For this single reason of protecting your privacy from prying eyes, you have found yourself looking for proxies, and you are contemplating which one is best for you.
First, What is a Residential IP?
A residential IP is one that is gotten from an Internet Service Provider (ISP), which shows the location of the user on the IP. There is no anonymity with a residential IP, as anyone can look up your IP address can see information like your ISP name, and in most cases, your location and computer address.
What is a Datacenter Proxy?
Basically, a datacenter proxy is one that is not connected to or owned by an Internet Service Provider (ISP). Picture a datacenter proxy as a wall, no one can see your IP address or trace your location through your IP address. Anyone who tries to look you up via your IP address will only see the proxy address belonging to the datacenter, including information about the company that operates the datacenter.

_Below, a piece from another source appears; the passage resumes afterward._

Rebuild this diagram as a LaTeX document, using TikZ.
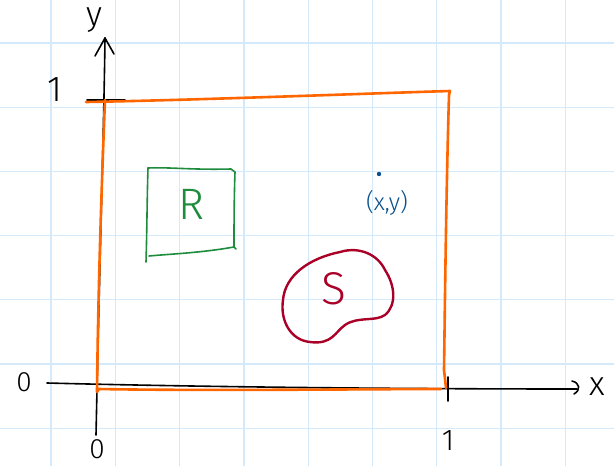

So a datacenter proxy is good for anonymity.
- They are much cheaper, unlike ISP who provide residential IPs.
- The legitimacy of datacenter proxies is questionable.
- There’s anonymity because no one can see your IP address, location or your computer address, but they know that you’re using a proxy because they will see the IP address of the company providing the service.
- There are many choices of providers to choose from.
- They have higher bandwith.
- There is a possibility that the provider offering the datacenter proxy IP have been banned by some websites such as Amazon which takes its security seriously, so you won’t be able to use it on such websites.
- Great, but you’re not here to read about what you already know, you have been hearing about residential proxies and you’re completely confused about this. Not to worry, we will share with you what we know about it.
Residential proxies are just like the traditional residential IPs we talked about, which you know so well, but with anonymity, by giving users another residential IP address instead of theirs. If you are using a residential proxy and you google your address - the famous “what’s my IP address”, it ought to show a different IP address than yours.
The truth is, if this was vividly so (if it is possible to sell a residential IP to another person in a different location), this would have been the best way to protect your privacy, but there are real concerns about the possibility of residential proxies.
According to top datacenter proxy companies and the more reputable traditional residential IP companies, it is impossible to sell residential IPs for proxy. For scraping? Yes, there is a company that does that already, Hola. Hola offers free datacenter proxies, but at the expense of the nonchalant users. Hola sells the millions of residential IPs they collect from their subscribers to companies, basically any highest bidder who ought to use the IPs for scraping.
So, when you see an advert that says they offer residential proxies, you might have to do more research on the company before you invest your money. Why? It is possible that companies who claim that they offer residential proxies actually provide datacenter proxies, but manipulate the details so that it shows another residential IP.